### Import packages:

In [1]:
import pandas as pd
from datetime import datetime
import os

### Define functions:

In [2]:
def CalculatePunctuality(schedule, confirmed):
    schedule_mins = schedule.str[:2].astype('int32') * 60 + schedule.str[-2:].astype('int32')
    confirmed_mins = confirmed.str[:2].astype('int32') * 60 + confirmed.str[-2:].astype('int32')
    return confirmed_mins - schedule_mins

def CollectDataFramesActual():
    target_directory = os.path.join('FlightData', 'Actual')
    files_in_directory = os.listdir(target_directory)
    filenames = [filename for filename in files_in_directory if filename != f"flights_departures_actual.csv"]

    current_date = datetime.today().strftime('%Y-%m-%d')
    cutoff_date = ""
    dfs = []

    for filename in filenames:
        df = pd.read_csv(os.path.join(target_directory, filename))
        dfs.append(df[df["Date"] > cutoff_date])
        cutoff_date = df["Date"].max()
    
    return dfs

def CollectDataFramesPlan(is_using_most_recent_plans):
    
    target_directory = os.path.join('FlightData', 'Plan')
    files_in_directory = os.listdir(target_directory)
    filenames = [filename for filename in files_in_directory if filename != f"flights_departures_plan.csv"]

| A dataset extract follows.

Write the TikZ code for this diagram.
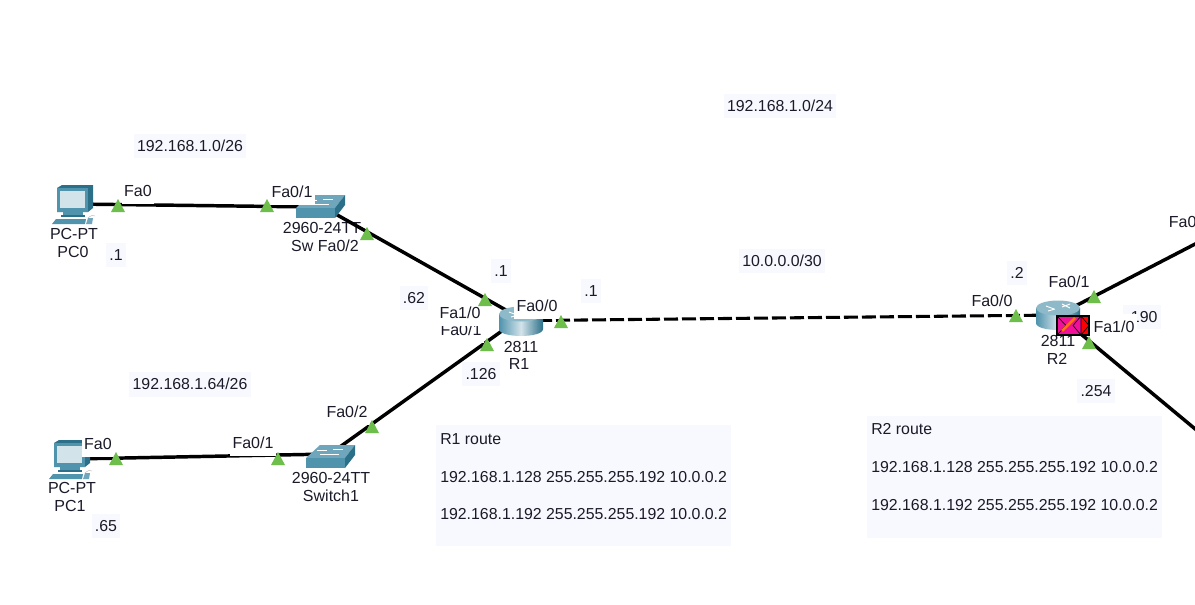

    current_date = datetime.today().strftime('%Y-%m-%d')
    cutoff_date = ""
    dfs = []
    
    if is_using_most_recent_plans:
        cutoff_date = "a"
        for filename in filenames[::-1]:
            df = pd.read_csv(os.path.join(target_directory, filename))
            dfs.append(df[df["Date"] < cutoff_date])
            cutoff_date = df["Date"].min()
    else:
        for filename in filenames:
            df = pd.read_csv(os.path.join(target_directory, filename))
            dfs.append(df[df["Date"] > cutoff_date])
            cutoff_date = df["Date"].max()
    
    return dfs

def GetIcelandicWeekdays(weekday):
    name_of_days = {'Monday':'Mánudagur',
                    'Tuesday': 'Þriðjudagur',
                    'Wednesday': 'Miðvikudagur',
                    'Thursday': 'Fimmtudagur',
                    'Friday': 'Föstudagur',
                    'Saturday': 'Laugardagur',
                    'Sunday': 'Sunnudagur'}
    
    if weekday in name_of_days.keys():
        return name_of_days[weekday]
    return ''

def GetPartOfDay(hour_str):
    try:
        hour = int(hour_str[:2])
    except:
        return ''
    if 0 <= hour <= 23:
        if hour < 5: return 'Night'
        elif hour < 12: return 'Morning'
        elif hour < 18: return 'Day'
        return 'Evening'
    return ''


### Actual-scenario:

In [3]:
data_frames = CollectDataFramesActual()
    
df_actual = pd.concat(data_frames, sort=False)
df_actual = df_actual[df_actual["Confirmed"].str[0] <= "2"]
df_actual["CreationDate"] = datetime.today().strftime('%Y-%m-%d')
df_actual["pMins"] = CalculatePunctuality(df_actual["Scheduled"], df_actual["Confirmed"])
df_actual.to_csv(os.path.join("FlightData","Actual", "flights_departures_actual.csv"), index=False)

### Plan-scenario:
You can sample dataframes in **descending** date-order (from newest to oldest) by letting **is_using_most_recent_plans** = **True**

You can sample dataframes in **ascending** date-order (from oldest to newest) by letting **is_using_most_recent_plans** = **False**

In [4]:
is_using_most_recent_plans = True
data_frames = CollectDataFramesPlan(is_using_most_recent_plans)
    
df_plan = pd.concat(data_frames, sort=False)
df_plan["CreationDate"] = datetime.today().strftime('%Y-%m-%d')
df_plan["pMins"] = 0
df_plan.to_csv(os.path.join("FlightData", "Plan", "flights_departures_plan.csv"), index=False)

### Combine Scenarios & Add Time-related columns:

In [5]:
df = pd.concat([df_actual, df_plan], sort=False)
df = df.reset_index(drop=True)

df['Date'] = pd.to_datetime(df['Date'])
df['WeekDay'] = df.Date.dt.day_name().apply(lambda x: GetIcelandicWeekdays(x) )
df['PartOfDay'] = df.Scheduled.apply(lambda x: GetPartOfDay(x))

### Save Datasets:

In [6]:
df_actual = df[df.Scenario == "Actual"].reset_index(drop=True)
df_plan = df[df.Scenario == "Plan"].reset_index(drop=True)

df.to_pickle(os.path.join("FlightData", "flight_departures.pickle"))
df_actual.to_pickle(os.path.join("FlightData", "flight_departures_actual.pickle"))
df_plan.to_pickle(os.path.join("FlightData", "flight_departures_plan.pickle"))